The proposals described above also would permit insurers to sell insurance plans across state lines. Those in favor of such an idea believe that it would encourage competition by allowing consumers to shop for cheaper insurance policies while simultaneously simplifying operations for insurers. Opponents of such an approach fear a “race to the bottom,” in which insurers seek to locate to states with the least stringent regulations and sick people are priced out of coverage. Regardless of the impact on consumers, such a policy shift could prove to be a boon to companies wishing to enter the health insurance space, as the high costs and regulatory burdens that provide a barrier to entry, at least to some degree, theoretically would be reduced.
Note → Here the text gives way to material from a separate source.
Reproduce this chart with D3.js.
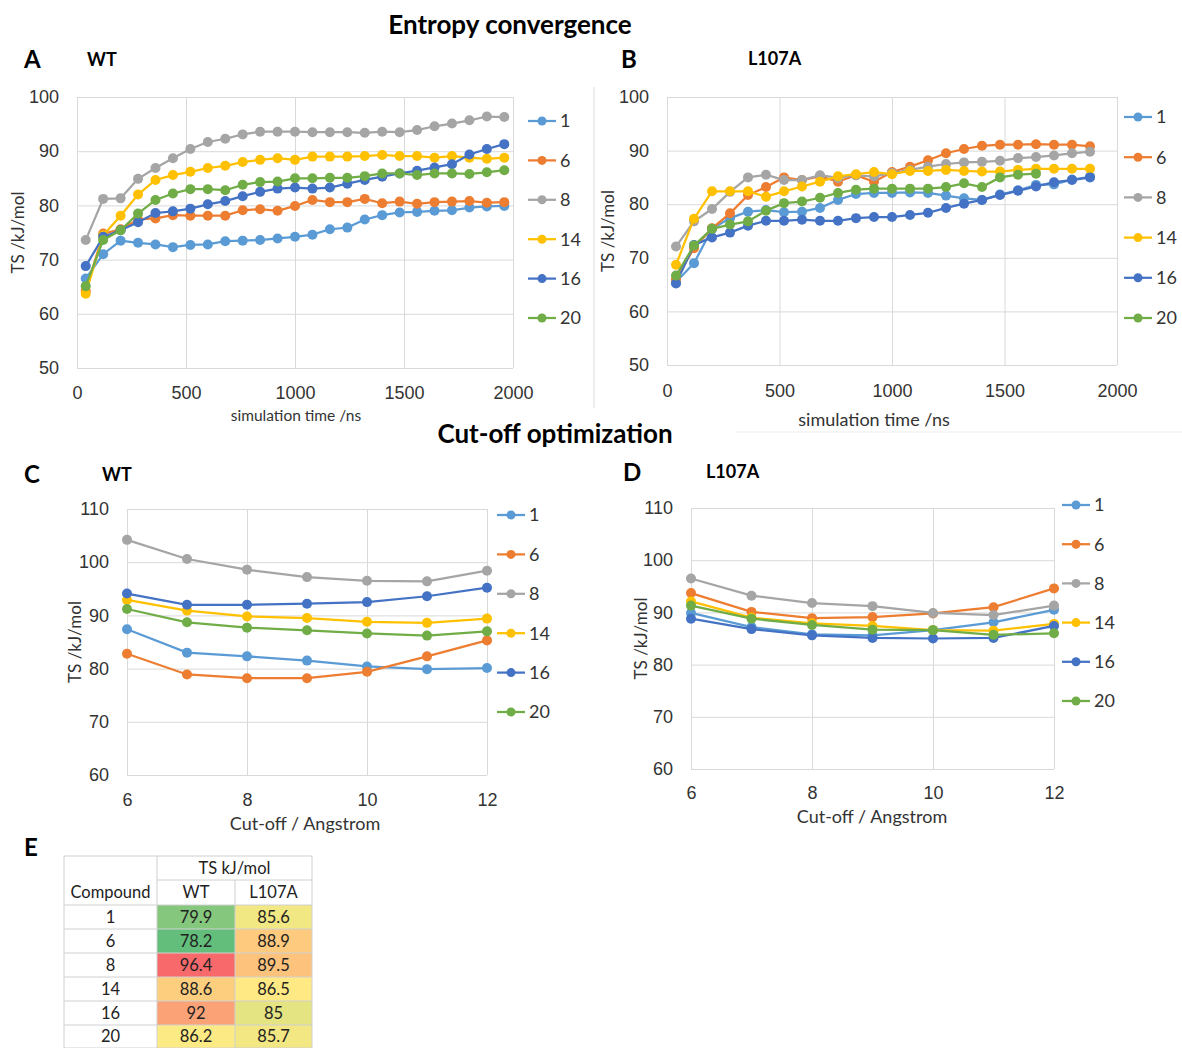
<!DOCTYPE html>
<html>
<head>
<meta charset="utf-8">
<script src="https://cdn.jsdelivr.net/npm/d3@7"></script>
<style>
  body { margin: 0; background: #fff; }
  svg { display: block; font-family: Lato, "Open Sans", sans-serif; }
  .grid line { stroke: #d9d9d9; stroke-width: 1; }
  .tick text { fill: #333; font-size: 18px; }
</style>
</head>
<body>
<div id="chart"></div>
<script>
// series (compounds) and their Excel colours
var compounds = ["1", "6", "8", "14", "16", "20"];
var colors = ["#5B9BD5", "#ED7D31", "#A5A5A5", "#FFC000", "#4472C4", "#70AD47"];

// simulation time, ns
var timeWT = [40, 120, 200, 280, 360, 440, 520, 600, 680, 760, 840, 920, 1000,
  1080, 1160, 1240, 1320, 1400, 1480, 1560, 1640, 1720, 1800, 1880, 1960];
var timeL107A = [40, 120, 200, 280, 360, 440, 520, 600, 680, 760, 840, 920, 1000,
  1080, 1160, 1240, 1320, 1400, 1480, 1560, 1640, 1720, 1800, 1880];

// A: entropy convergence, WT
var convWT = [
  [66.5, 71.0, 73.5, 73.1, 72.8, 72.3, 72.7, 72.8, 73.4, 73.5, 73.6, 73.9, 74.2, 74.6, 75.6, 75.9, 77.4, 78.2, 78.7, 78.8, 79.0, 79.1, 79.6, 79.8, 79.9],
  [64.2, 74.8, 75.6, 77.4, 77.6, 78.2, 78.1, 78.1, 78.1, 79.1, 79.3, 79.0, 79.9, 81.0, 80.6, 80.6, 81.2, 80.4, 80.7, 80.3, 80.6, 80.7, 80.8, 80.5, 80.6],
  [73.6, 81.2, 81.3, 84.9, 86.9, 88.7, 90.4, 91.7, 92.3, 93.1, 93.6, 93.6, 93.6, 93.5, 93.5, 93.5, 93.4, 93.6, 93.5, 93.9, 94.6, 95.1, 95.7, 96.4, 96.3],
  [63.7, 74.5, 78.1, 82.0, 84.7, 85.6, 86.2, 86.9, 87.3, 88.0, 88.4, 88.7, 88.4, 89.0, 89.0, 89.0, 89.1, 89.3, 89.1, 89.1, 88.8, 89.1, 88.8, 88.6, 88.8],
  [68.8, 74.2, 75.4, 76.9, 78.6, 78.9, 79.4, 80.2, 80.8, 81.7, 82.5, 83.1, 83.3, 83.1, 83.3, 84.0, 84.7, 85.3, 85.9, 86.4, 87.0, 87.6, 89.4, 90.4, 91.3],
  [65.1, 73.6, 75.4, 78.5, 81.0, 82.2, 83.0, 83.0, 82.8, 83.8, 84.3, 84.4, 85.0, 85.0, 85.1, 85.1, 85.4, 85.9, 85.9, 85.6, 85.9, 85.9, 85.8, 86.1, 86.5]
];

// B: entropy convergence, L107A
var convL107A = [
  [65.5, 69.0, 75.4, 77.4, 78.6, 78.9, 78.5, 78.6, 79.3, 80.8, 81.9, 82.1, 82.1, 82.2, 82.1, 81.6, 81.1, 80.8, 81.8, 82.6, 83.6, 83.7, 84.6, 85.1],
  [66.0, 71.8, 75.5, 78.3, 81.7, 83.2, 85.0, 84.5, 85.2, 84.2, 85.4, 84.2, 86.0, 87.0, 88.2, 89.5, 90.3, 90.9, 91.1, 91.1, 91.2, 91.1, 91.1, 90.8],
  [72.1, 76.8, 79.1, 82.3, 85.0, 85.5, 84.5, 84.5, 85.4, 84.9, 85.4, 85.2, 85.8, 86.4, 87.0, 87.5, 87.8, 87.9, 88.1, 88.6, 88.8, 89.1, 89.5, 89.8],
  [68.7, 77.3, 82.4, 82.4, 82.4, 81.4, 82.4, 83.3, 84.2, 85.2, 85.6, 86.0, 85.6, 86.2, 86.2, 86.4, 86.2, 86.1, 86.1, 86.4, 86.6, 86.6, 86.6, 86.6],
  [65.2, 72.4, 73.8, 74.7, 76.0, 76.9, 76.9, 77.1, 76.9, 76.9, 77.4, 77.6, 77.6, 78.0, 78.4, 79.3, 80.1, 80.8, 81.7, 82.5, 83.3, 84.1, 84.5, 85.0],
  [66.7, 72.3, 75.4, 76.2, 76.8, 78.8, 80.2, 80.5, 81.2, 82.1, 82.7, 82.9, 82.9, 82.9, 82.9, 83.2, 83.9, 83.2, 85.0, 85.5, 85.7]
];

// cut-off, Angstrom
var cutoffs = [6, 7, 8, 9, 10, 11, 12];

// C: cut-off optimization, WT
var cutWT = [
  [87.4, 83.0, 82.3, 81.5, 80.4, 79.9, 80.1],
  [82.8, 78.9, 78.2, 78.2, 79.4, 82.3, 85.3],
  [104.2, 100.6, 98.6, 97.2, 96.5, 96.4, 98.4],
  [92.9, 90.9, 89.8, 89.5, 88.8, 88.6, 89.4],
  [94.1, 92.0, 92.0, 92.2, 92.5, 93.6, 95.2],
  [91.2, 88.7, 87.7, 87.2, 86.6, 86.2, 87.0]
];

// D: cut-off optimization, L107A
var cutL107A = [
  [89.9, 87.2, 85.8, 85.6, 86.6, 88.1, 90.5],
  [93.7, 90.1, 88.9, 89.1, 89.8, 91.0, 94.6],
  [96.5, 93.2, 91.8, 91.2, 89.9, 89.5, 91.3],
  [92.1, 89.0, 87.9, 87.4, 86.6, 86.5, 87.8],
  [88.8, 86.8, 85.6, 85.1, 85.0, 85.1, 87.4],
  [91.3, 88.8, 87.6, 86.7, 86.6, 85.7, 86.0]
];

// E: summary table
var tableWT = [79.9, 78.2, 96.4, 88.6, 92, 86.2];
var tableL107A = [85.6, 88.9, 89.5, 86.5, 85, 85.7];

var svg = d3.select("#chart").append("svg")
  .attr("width", 1182)
  .attr("height", 1048);

function drawPanel(p) {
  var x = d3.scaleLinear().domain(p.xDomain).range([p.left, p.right]);
  var y = d3.scaleLinear().domain(p.yDomain).range([p.bottom, p.top]);
  var g = svg.append("g");

  // gridlines + y labels
  var yAxis = g.append("g").attr("class", "grid")
    .attr("transform", "translate(" + p.left + ",0)")
    .call(d3.axisLeft(y).tickValues(p.yTicks).tickFormat(d3.format("d"))
      .tickSize(-(p.right - p.left)).tickPadding(18));
  yAxis.select(".domain").remove();

  var xAxis = g.append("g").attr("class", "grid")
    .attr("transform", "translate(0," + p.bottom + ")")
    .call(d3.axisBottom(x).tickValues(p.xTicks).tickFormat(d3.format("d"))
      .tickSize(-(p.bottom - p.top)).tickPadding(p.xPad));
  xAxis.select(".domain").remove();

  // axis titles
  g.append("text")
    .attr("transform", "translate(" + p.yTitleX + "," + ((p.top + p.bottom) / 2) + ") rotate(-90)")
    .attr("text-anchor", "middle").attr("dy", "0.35em")
    .style("font-size", "17px").style("fill", "#333")
    .text("TS /kJ/mol");
  g.append("text")
    .attr("x", p.xTitleX).attr("y", p.xTitleY)
    .attr("text-anchor", "middle").attr("dy", "0.35em")
    .style("font-size", p.xTitleSize + "px").style("fill", "#333")
    .text(p.xTitle);

  var line = d3.line()
    .x(function(d) { return x(d[0]); })
    .y(function(d) { return y(d[1]); });

  p.values.forEach(function(vals, i) {
    var pts = vals.map(function(v, j) { return [p.xs[j], v]; });
    g.append("path")
      .attr("d", line(pts))
      .attr("fill", "none")
      .attr("stroke", colors[i])
      .attr("stroke-width", 2.25);
    g.selectAll(null)
      .data(pts)
      .enter().append("circle")
      .attr("cx", function(d) { return x(d[0]); })
      .attr("cy", function(d) { return y(d[1]); })
      .attr("r", 5)
      .attr("fill", colors[i]);
  });

  // legend
  var leg = g.append("g");
  compounds.forEach(function(c, i) {
    var ly = p.legY + i * p.legStep;
    leg.append("line")
      .attr("x1", p.legX).attr("x2", p.legX + 28)
      .attr("y1", ly).attr("y2", ly)
      .attr("stroke", colors[i]).attr("stroke-width", 2.25);
    leg.append("circle")
      .attr("cx", p.legX + 14).attr("cy", ly).attr("r", 4.5)
      .attr("fill", colors[i]);
    leg.append("text")
      .attr("x", p.legX + 32).attr("y", ly).attr("dy", "0.35em")
      .style("font-size", "18px").style("fill", "#333")
      .text(c);
  });
}

function label(txt, lx, ly, size, anchor) {
  svg.append("text")
    .attr("x", lx).attr("y", ly).attr("dy", "0.35em")
    .attr("text-anchor", anchor || "start")
    .style("font-size", size + "px").style("font-weight", "bold").style("fill", "#000")
    .text(txt);
}

label("Entropy convergence", 510, 25, 26, "middle");
label("Cut-off optimization", 555, 434, 26, "middle");
label("A", 24, 60, 24);
label("WT", 87, 60, 18);
label("B", 621, 60, 24);
label("L107A", 748, 59, 18);
label("C", 24, 475, 24);
label("WT", 102, 475, 18);
label("D", 623, 473, 24);
label("L107A", 706, 472, 18);
label("E", 24, 848, 24);

// thin separators from the original figure
svg.append("line").attr("x1", 594).attr("x2", 594).attr("y1", 87).attr("y2", 408)
  .attr("stroke", "#dcdcdc");
svg.append("line").attr("x1", 737).attr("x2", 1182).attr("y1", 432).attr("y2", 432)
  .attr("stroke", "#ececec");

drawPanel({
  xDomain: [0, 2000], yDomain: [50, 100],
  left: 77, right: 513, top: 97, bottom: 368,
  xTicks: [0, 500, 1000, 1500, 2000], yTicks: [50, 60, 70, 80, 90, 100],
  xPad: 18, yTitleX: 18, xTitleX: 296, xTitleY: 416, xTitleSize: 15.5,
  xTitle: "simulation time /ns",
  xs: timeWT, values: convWT,
  legX: 528, legY: 121, legStep: 39.4
});

drawPanel({
  xDomain: [0, 2000], yDomain: [50, 100],
  left: 667, right: 1117, top: 97, bottom: 365,
  xTicks: [0, 500, 1000, 1500, 2000], yTicks: [50, 60, 70, 80, 90, 100],
  xPad: 19, yTitleX: 608, xTitleX: 874, xTitleY: 420, xTitleSize: 18,
  xTitle: "simulation time /ns",
  xs: timeL107A, values: convL107A,
  legX: 1124, legY: 117, legStep: 40.2
});

drawPanel({
  xDomain: [6, 12], yDomain: [60, 110],
  left: 127, right: 487, top: 509, bottom: 775,
  xTicks: [6, 8, 10, 12], yTicks: [60, 70, 80, 90, 100, 110],
  xPad: 18, yTitleX: 75, xTitleX: 305, xTitleY: 824, xTitleSize: 18,
  xTitle: "Cut-off / Angstrom",
  xs: cutoffs, values: cutWT,
  legX: 497, legY: 515, legStep: 39.4
});

drawPanel({
  xDomain: [6, 12], yDomain: [60, 110],
  left: 691, right: 1054, top: 508, bottom: 769,
  xTicks: [6, 8, 10, 12], yTicks: [60, 70, 80, 90, 100, 110],
  xPad: 17, yTitleX: 641, xTitleX: 872, xTitleY: 817, xTitleSize: 18,
  xTitle: "Cut-off / Angstrom",
  xs: cutoffs, values: cutL107A,
  legX: 1062, legY: 505, legStep: 39.2
});

// table E with an Excel-like green-yellow-red colour scale over all values
var allVals = tableWT.concat(tableL107A);
var heat = d3.scaleLinear()
  .domain([d3.min(allVals), d3.median(allVals), d3.max(allVals)])
  .range(["#63BE7B", "#FFEB84", "#F8696B"]);

var colX = [64, 157, 235, 312];
var rowY = [856, 880, 905, 929, 953, 977, 1001, 1025, 1048];
var tg = svg.append("g").style("font-size", "16.5px").style("fill", "#222");

compounds.forEach(function(c, i) {
  var y0 = rowY[i + 2], y1 = rowY[i + 3];
  [tableWT[i], tableL107A[i]].forEach(function(v, k) {
    tg.append("rect")
      .attr("x", colX[k + 1]).attr("y", y0)
      .attr("width", colX[k + 2] - colX[k + 1]).attr("height", y1 - y0)
      .attr("fill", heat(v));
    tg.append("text")
      .attr("x", (colX[k + 1] + colX[k + 2]) / 2).attr("y", (y0 + y1) / 2)
      .attr("dy", "0.35em").attr("text-anchor", "middle")
      .text(v);
  });
  tg.append("text")
    .attr("x", (colX[0] + colX[1]) / 2).attr("y", (y0 + y1) / 2)
    .attr("dy", "0.35em").attr("text-anchor", "middle")
    .text(c);
});

tg.append("text").attr("x", (colX[1] + colX[3]) / 2).attr("y", (rowY[0] + rowY[1]) / 2)
  .attr("dy", "0.35em").attr("text-anchor", "middle").text("TS kJ/mol");
tg.append("text").attr("x", (colX[0] + colX[1]) / 2).attr("y", (rowY[1] + rowY[2]) / 2)
  .attr("dy", "0.35em").attr("text-anchor", "middle").text("Compound");
tg.append("text").attr("x", (colX[1] + colX[2]) / 2).attr("y", (rowY[1] + rowY[2]) / 2)
  .attr("dy", "0.35em").attr("text-anchor", "middle").text("WT");
tg.append("text").attr("x", (colX[2] + colX[3]) / 2).attr("y", (rowY[1] + rowY[2]) / 2)
  .attr("dy", "0.35em").attr("text-anchor", "middle").text("L107A");

// cell borders
var bc = "#d0d0d0";
rowY.forEach(function(ry, r) {
  var x0 = (r === 1) ? colX[1] : colX[0];
  tg.append("line").attr("x1", x0).attr("x2", colX[3]).attr("y1", ry).attr("y2", ry)
    .attr("stroke", bc);
});
colX.forEach(function(cx, k) {
  var y0 = (k === 2) ? rowY[1] : rowY[0];
  tg.append("line").attr("x1", cx).attr("x2", cx).attr("y1", y0).attr("y2", rowY[8])
    .attr("stroke", bc);
});
</script>
</body>
</html>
Another common element of the plans discussed above is medical malpractice liability reform. Such reforms, proponents argue, would reduce the practice of “defensive medicine” and reduce costs associated with medical malpractice coverage, resulting in overall healthcare cost savings. While the plaintiffs’ bar would certainly not welcome malpractice liability reform, and some consumers (or victims of professional negligence) would likely take umbrage as well, providers could potentially see cost savings and, all things being equal, increased profit margins as the cost of professional liability coverage decreases (though detractors may disagree).

As noted in the last installment in this series, barring a massive shift in the composition of legislature (e.g., Senate Republicans obtaining a filibuster-proof majority in 2018), the buy-in of Congressional Democrats almost certainly will be required to pass legislation to replace the ACA. Consequently, the Republican proposals discussed herein are likely to undergo substantial modification if they are to attract the requisite Democratic support. Nonetheless, healthcare market participants looking to plan for the future could be well-served by understanding the general principles underpinning Republican healthcare reform proposals.